Igel vor dem Winterschlaf

Wenn kleine Igel im Spätherbst tagsüber auf Nahrungssuche zu sehen sind, ist das ein Alarmsignal. Denn dann haben die eigentlich nachtaktiven Tiere Hunger und nicht genügend Fettreserven für den Winterschlaf. Im Tierheim werden sie aufgepäppelt, aber viele sterben trotzdem.

(Foto: dpa)

Denn nicht alle Gärten sind optimal. "An Fußballtoren für Kinder können sich die Igel Gliedmaßen abschnüren", sagt Maier. Dass die Netze schaden können, "da denkt keiner dran". Die übrigen zehn Prozent der älteren Igel im Heim haben Zusammenstöße mit Autos oder Mährobotern hinter sich. Allein in Deutschland werden nach Angaben des Vereins Pro Igel 500 000 Tiere in einem Jahr überfahren. Im Landkreis Erding kommen noch weitere Probleme hinzu, denn Agrarland und Monokulturen bieten weder Unterschlupf noch Nahrung. Allerdings ist die Sterberate der Jungtiere von Natur aus hoch. Daher liegt die Zahl der Igel, die ab Herbst zu Maier kommen, stets im Bereich zwischen 100 und 180 Tieren. "Dass es so viele sind, ist nicht ungewöhnlich", sagt sie.

Für einige der Igel ist das Tierheim die letzte Station. Wenn die Säuger nicht aus eigener Kraft in der Natur überleben können, werden sie eingeschläfert. Das passiert zum Beispiel, wenn der Igel keine Vorderfüße hat, mit denen er nach Nahrung graben könnte. Die Wildtiere im Heim zu behalten, ist nicht nur gesetzlich verboten, sondern auch "Tierquälerei", findet Maier. Artgerechte Haltung ist ihr wichtig. Das Tierheim Erding hilft Findern von Igeln gerne telefonisch unter 08122/9597500 weiter.

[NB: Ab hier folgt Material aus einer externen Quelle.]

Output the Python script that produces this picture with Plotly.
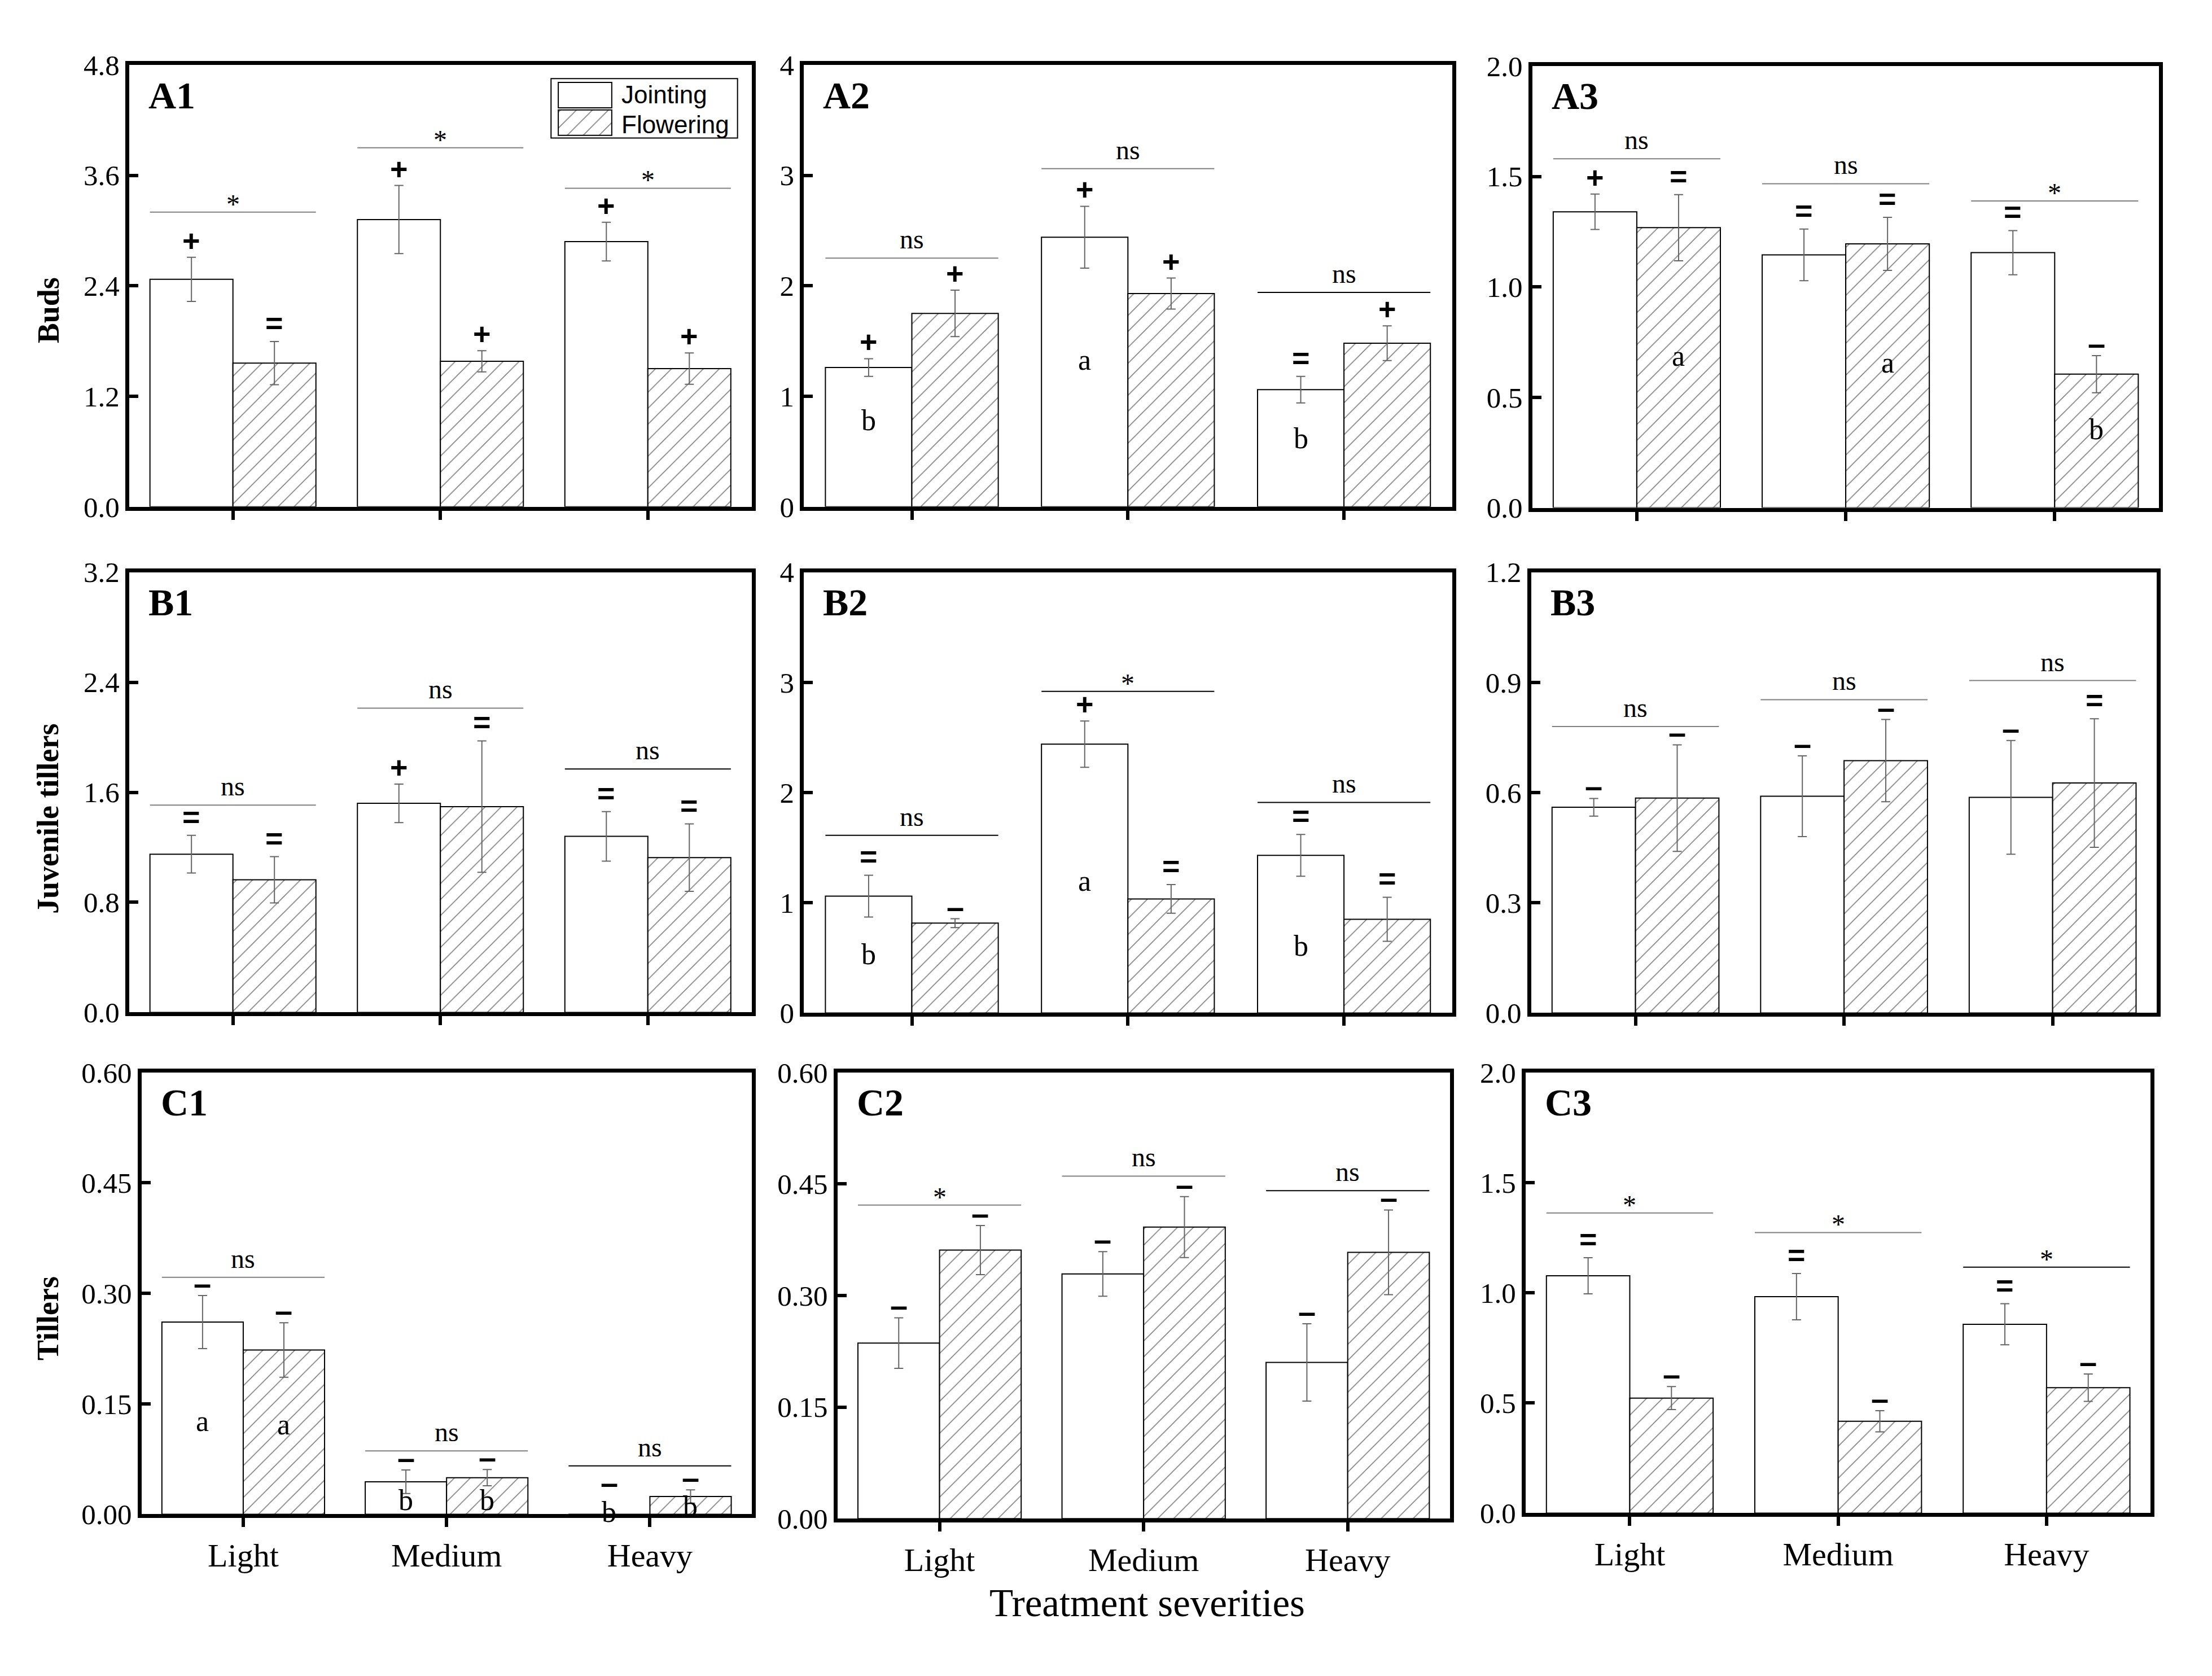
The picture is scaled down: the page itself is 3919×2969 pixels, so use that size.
"""Buds / juvenile tillers / tillers under three treatment severities.

3 x 3 grid of grouped bar charts (Jointing vs Flowering), with error bars,
response marks (+ = -), letters and significance brackets.
"""

import plotly.graph_objects as go

W, H = 3919, 2969          # pixel grid the layout positions are measured on

GROUPS = ["Light", "Medium", "Heavy"]

# ---- values -------------------------------------------------------------

A1_J = [2.47, 3.12, 2.88]
A1_J_SE = [0.24, 0.37, 0.21]
A1_F = [1.56, 1.58, 1.50]
A1_F_SE = [0.235, 0.115, 0.17]
A1_J_MARK = ["+", "+", "+"]
A1_F_MARK = ["=", "+", "+"]
A1_SIG = [3.20, 3.90, 3.46]
A1_SIG_TXT = ["*", "*", "*"]
A1_LETTERS = []
A1_TICKS = ["0.0", "1.2", "2.4", "3.6", "4.8"]

A2_J = [1.26, 2.44, 1.06]
A2_J_SE = [0.08, 0.28, 0.12]
A2_F = [1.75, 1.93, 1.48]
A2_F_SE = [0.21, 0.14, 0.157]
A2_J_MARK = ["+", "+", "="]
A2_F_MARK = ["+", "+", "+"]
A2_SIG = [2.25, 3.06, 1.94]
A2_SIG_TXT = ["ns", "ns", "ns"]
A2_LETTERS = [("J", 0, "b", 0.785), ("J", 1, "a", 1.30), ("J", 2, "b", 0.62)]
A2_TICKS = ["0", "1", "2", "3", "4"]

A3_J = [1.34, 1.145, 1.155]
A3_J_SE = [0.08, 0.117, 0.10]
A3_F = [1.268, 1.195, 0.605]
A3_F_SE = [0.15, 0.12, 0.084]
A3_J_MARK = ["+", "=", "="]
A3_F_MARK = ["=", "=", "-"]
A3_SIG = [1.58, 1.467, 1.389]
A3_SIG_TXT = ["ns", "ns", "*"]
A3_LETTERS = [("F", 0, "a", 0.672), ("F", 1, "a", 0.642), ("F", 2, "b", 0.355)]
A3_TICKS = ["0.0", "0.5", "1.0", "1.5", "2.0"]

B1_J = [1.15, 1.52, 1.28]
B1_J_SE = [0.137, 0.14, 0.18]
B1_F = [0.964, 1.496, 1.125]
B1_F_SE = [0.168, 0.478, 0.245]
B1_J_MARK = ["=", "+", "="]
B1_F_MARK = ["=", "=", "="]
B1_SIG = [1.507, 2.212, 1.769]
B1_SIG_TXT = ["ns", "ns", "ns"]
B1_LETTERS = []
B1_TICKS = ["0.0", "0.8", "1.6", "2.4", "3.2"]

B2_J = [1.06, 2.44, 1.43]
B2_J_SE = [0.19, 0.21, 0.19]
B2_F = [0.815, 1.035, 0.85]
B2_F_SE = [0.04, 0.13, 0.20]
B2_J_MARK = ["=", "+", "="]
B2_F_MARK = ["-", "=", "="]
B2_SIG = [1.612, 2.919, 1.911]
B2_SIG_TXT = ["ns", "*", "ns"]
B2_LETTERS = [("J", 0, "b", 0.53), ("J", 1, "a", 1.17), ("J", 2, "b", 0.61)]
B2_TICKS = ["0", "1", "2", "3", "4"]

B3_J = [0.56, 0.59, 0.587]
B3_J_SE = [0.024, 0.11, 0.155]
B3_F = [0.585, 0.687, 0.626]
B3_F_SE = [0.145, 0.112, 0.175]
B3_J_MARK = ["-", "-", "-"]
B3_F_MARK = ["-", "-", "="]
B3_SIG = [0.78, 0.853, 0.905]
B3_SIG_TXT = ["ns", "ns", "ns"]
B3_LETTERS = []
B3_TICKS = ["0.0", "0.3", "0.6", "0.9", "1.2"]

C1_J = [0.261, 0.044, 0.0]
C1_J_SE = [0.036, 0.016, 0.0]
C1_F = [0.223, 0.0496, 0.024]
C1_F_SE = [0.037, 0.011, 0.009]
C1_J_MARK = ["-", "-", "-"]
C1_F_MARK = ["-", "-", "-"]
C1_SIG = [0.3216, 0.0859, 0.0656]
C1_SIG_TXT = ["ns", "ns", "ns"]
C1_LETTERS = [("J", 0, "a", 0.122), ("F", 0, "a", 0.117),
              ("J", 1, "b", 0.019), ("F", 1, "b", 0.019),
              ("J", 2, "b", 0.003), ("F", 2, "b", 0.011)]
C1_TICKS = ["0.00", "0.15", "0.30", "0.45", "0.60"]

C2_J = [0.236, 0.329, 0.21]
C2_J_SE = [0.034, 0.03, 0.052]
C2_F = [0.361, 0.392, 0.358]
C2_F_SE = [0.033, 0.041, 0.057]
C2_J_MARK = ["-", "-", "-"]
C2_F_MARK = ["-", "-", "-"]
C2_SIG = [0.4216, 0.4605, 0.441]
C2_SIG_TXT = ["*", "ns", "ns"]
C2_LETTERS = []
C2_TICKS = ["0.00", "0.15", "0.30", "0.45", "0.60"]

C3_J = [1.077, 0.982, 0.857]
C3_J_SE = [0.082, 0.105, 0.093]
C3_F = [0.522, 0.417, 0.569]
C3_F_SE = [0.052, 0.048, 0.062]
C3_J_MARK = ["=", "=", "="]
C3_F_MARK = ["-", "-", "-"]
C3_SIG = [1.362, 1.273, 1.116]
C3_SIG_TXT = ["*", "*", "*"]
C3_LETTERS = []
C3_TICKS = ["0.0", "0.5", "1.0", "1.5", "2.0"]

Y_TITLES = {"A": "Buds", "B": "Juvenile tillers", "C": "Tillers"}
X_TITLE = "Treatment severities"
LEGEND_NAMES = ["Jointing", "Flowering"]
LEGEND_KEYS = [1, 1]

PANELS = [
    ("A1", A1_J, A1_J_SE, A1_F, A1_F_SE, A1_J_MARK, A1_F_MARK, A1_SIG, A1_SIG_TXT, A1_LETTERS, A1_TICKS),
    ("A2", A2_J, A2_J_SE, A2_F, A2_F_SE, A2_J_MARK, A2_F_MARK, A2_SIG, A2_SIG_TXT, A2_LETTERS, A2_TICKS),
    ("A3", A3_J, A3_J_SE, A3_F, A3_F_SE, A3_J_MARK, A3_F_MARK, A3_SIG, A3_SIG_TXT, A3_LETTERS, A3_TICKS),
    ("B1", B1_J, B1_J_SE, B1_F, B1_F_SE, B1_J_MARK, B1_F_MARK, B1_SIG, B1_SIG_TXT, B1_LETTERS, B1_TICKS),
    ("B2", B2_J, B2_J_SE, B2_F, B2_F_SE, B2_J_MARK, B2_F_MARK, B2_SIG, B2_SIG_TXT, B2_LETTERS, B2_TICKS),
    ("B3", B3_J, B3_J_SE, B3_F, B3_F_SE, B3_J_MARK, B3_F_MARK, B3_SIG, B3_SIG_TXT, B3_LETTERS, B3_TICKS),
    ("C1", C1_J, C1_J_SE, C1_F, C1_F_SE, C1_J_MARK, C1_F_MARK, C1_SIG, C1_SIG_TXT, C1_LETTERS, C1_TICKS),
    ("C2", C2_J, C2_J_SE, C2_F, C2_F_SE, C2_J_MARK, C2_F_MARK, C2_SIG, C2_SIG_TXT, C2_LETTERS, C2_TICKS),
    ("C3", C3_J, C3_J_SE, C3_F, C3_F_SE, C3_J_MARK, C3_F_MARK, C3_SIG, C3_SIG_TXT, C3_LETTERS, C3_TICKS),
]

# ---- layout (pixel boxes of each plot frame: left, right, top, bottom) ----

BOX = {
    "A1": (222, 1330, 82, 885),  "A2": (1423, 2577, 82, 885),  "A3": (2720, 3836, 84, 887),
    "B1": (222, 1330, 1004, 1804), "B2": (1423, 2577, 1004, 1805), "B3": (2718, 3832, 1004, 1805),
    "C1": (244, 1330, 1913, 2716), "C2": (1483, 2573, 1913, 2724), "C3": (2708, 3821, 1913, 2714),
}
Y_TITLE_POS = {"A": 528, "B": 1452, "C": 2360}

SERIF = "Liberation Serif"
SANS = "Liberation Sans"
ERR_COLOR = "#666666"
SIG_GREY = "#808080"
SIG_DARK = {("A2", 2), ("B1", 2), ("B2", 0), ("B2", 1), ("B2", 2),
            ("C1", 2), ("C2", 2), ("C3", 2)}      # brackets drawn in black
FRAME_W = 7
MARK_GLYPH = {"+": "+", "=": "=", "-": "\u2013"}
MARK_SHIFT = {"+": -2, "=": 1, "-": -12}
MARK_LIFT = {("C1", "J", 2): 34}     # mark sitting above a zero-height bar
SIG_SHIFT = {"ns": 5, "*": -14}
LETTER_SHIFT = {"a": 6, "b": 0}


def fx(p):
    return p / W


def fy(p):
    return 1 - p / H


fig = go.Figure()
layout = dict(
    width=3900, height=2950,
    margin=dict(l=0, r=0, t=0, b=0),
    paper_bgcolor="white", plot_bgcolor="white",
    barmode="group", bargap=0.2, bargroupgap=0,
    showlegend=False,
    font=dict(family=SERIF, color="black"),
)
annotations = []
shapes = []

hatch = dict(shape="/", size=20, solidity=0.08, fgcolor="black", bgcolor="white")

for k, (name, j, j_se, f, f_se, j_mark, f_mark, sig, sig_txt, letters, ticks) in enumerate(PANELS, start=1):
    xa = "x" if k == 1 else f"x{k}"
    ya = "y" if k == 1 else f"y{k}"
    left, right, top, bottom = BOX[name]
    row = name[0]
    tickvals = [float(t) for t in ticks]

    layout["xaxis" if k == 1 else f"xaxis{k}"] = dict(
        domain=[fx(left), fx(right)], anchor=ya,
        type="category", categoryorder="array", categoryarray=GROUPS,
        range=[-0.5, 2.5],
        showline=True, linecolor="black", linewidth=FRAME_W, mirror=True,
        ticks="outside", ticklen=16, tickwidth=6, tickcolor="black",
        showgrid=False, zeroline=False,
        showticklabels=(row == "C"),
        tickfont=dict(family=SERIF, size=58, color="black"),
    )
    layout["yaxis" if k == 1 else f"yaxis{k}"] = dict(
        domain=[fy(bottom), fy(top)], anchor=xa,
        range=[0, tickvals[-1]], tickvals=tickvals, ticktext=ticks,
        showline=True, linecolor="black", linewidth=FRAME_W, mirror=True,
        ticks="inside", ticklen=16, tickwidth=6, tickcolor="black",
        showgrid=False, zeroline=False,
        tickfont=dict(family=SERIF, size=51, color="black"),
    )

    fig.add_trace(go.Bar(
        x=GROUPS, y=j, name="Jointing", xaxis=xa, yaxis=ya,
        marker=dict(color="white", line=dict(color="black", width=2)),
        error_y=dict(type="data", array=j_se, color=ERR_COLOR, thickness=2, width=8),
    ))
    fig.add_trace(go.Bar(
        x=GROUPS, y=f, name="Flowering", xaxis=xa, yaxis=ya,
        marker=dict(color="white", line=dict(color="black", width=2), pattern=hatch),
        error_y=dict(type="data", array=f_se, color=ERR_COLOR, thickness=2, width=8),
    ))

    for g in range(3):
        # response marks above the error bars
        for series, dx, vals, errs, marks in (("J", -0.2, j, j_se, j_mark), ("F", 0.2, f, f_se, f_mark)):
            m = marks[g]
            annotations.append(dict(
                x=g + dx, y=vals[g] + errs[g], xref=xa, yref=ya,
                text=f"<b>{MARK_GLYPH[m]}</b>", showarrow=False,
                yanchor="bottom", yshift=MARK_SHIFT[m] + MARK_LIFT.get((name, series, g), 0),
                font=dict(family=SANS, size=56 if m == "-" else 54, color="black"),
            ))
        # significance bracket
        shapes.append(dict(
            type="line", xref=xa, yref=ya, x0=g - 0.4, x1=g + 0.4,
            y0=sig[g], y1=sig[g],
            line=dict(color="black" if (name, g) in SIG_DARK else SIG_GREY, width=2),
        ))
        annotations.append(dict(
            x=g, y=sig[g], xref=xa, yref=ya, text=sig_txt[g], showarrow=False,
            yanchor="bottom", yshift=SIG_SHIFT[sig_txt[g]],
            font=dict(family=SERIF, size=48, color="black"),
        ))

    for series, g, letter, ly in letters:
        annotations.append(dict(
            x=g + (-0.2 if series == "J" else 0.2), y=ly, xref=xa, yref=ya,
            text=letter, showarrow=False, yanchor="middle",
            yshift=LETTER_SHIFT[letter],
            font=dict(family=SERIF, size=52, color="black"),
        ))

    # panel tag
    annotations.append(dict(
        x=fx(left + 32), y=fy(top + 55), xref="paper", yref="paper",
        text=f"<b>{name}</b>", showarrow=False, xanchor="left", yanchor="middle",
        font=dict(family=SERIF, size=68, color="black"),
    ))

# ---- axis titles ---------------------------------------------------------

for row, title in Y_TITLES.items():
    annotations.append(dict(
        x=fx(78), y=fy(Y_TITLE_POS[row]), xref="paper", yref="paper",
        text=f"<b>{title}</b>", showarrow=False, textangle=-90,
        xanchor="center", yanchor="middle",
        font=dict(family=SERIF, size=54, color="black"),
    ))
annotations.append(dict(
    x=fx(2034), y=fy(2878), xref="paper", yref="paper", text=X_TITLE,
    showarrow=False, xanchor="center", yanchor="middle",
    font=dict(family=SERIF, size=69, color="black"),
))

# ---- legend inside A1 ----------------------------------------------------

shapes.append(dict(
    type="rect", xref="paper", yref="paper",
    x0=fx(973), x1=fx(1305), y0=fy(215), y1=fy(107),
    line=dict(color="black", width=2), fillcolor="rgba(0,0,0,0)",
))
layout["xaxis10"] = dict(domain=[fx(984), fx(1083)], anchor="y10", range=[-0.02, 1.02], visible=False)
layout["yaxis10"] = dict(domain=[fy(212), fy(112)], anchor="x10", type="category",
                         categoryorder="array", categoryarray=LEGEND_NAMES[::-1],
                         range=[-0.5, 1.5], visible=False)
fig.add_trace(go.Bar(
    x=LEGEND_KEYS[::-1], y=LEGEND_NAMES[::-1], orientation="h", width=0.92,
    xaxis="x10", yaxis="y10", hoverinfo="skip",
    marker=dict(color="white", line=dict(color="black", width=2),
                pattern=dict(shape=["/", ""], size=20, solidity=0.08,
                             fgcolor="black", bgcolor="white")),
))
for label, cy in zip(LEGEND_NAMES, (136, 190)):
    annotations.append(dict(
        x=fx(1096), y=fy(cy), xref="paper", yref="paper", text=label,
        showarrow=False, xanchor="left", yanchor="middle",
        font=dict(family=SANS, size=44, color="black"),
    ))

layout["annotations"] = annotations
layout["shapes"] = shapes
fig.update_layout(**layout)

fig.write_html("out.html")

Für die Igel im Heim sammelt es zudem leere Aluschalen, wie sie für Katzen- und Hundefutter verwendet werden.

Am Samstag, 2. Dezember, veranstaltet das Tierheim Erding von 13 bis 17 Uhr einen Weihnachtsbasar mit Nikolausbesuch. Das Heim ist während dessen für die Besucher geöffnet. Alle Einnahmen kommen den Tieren zu Gute.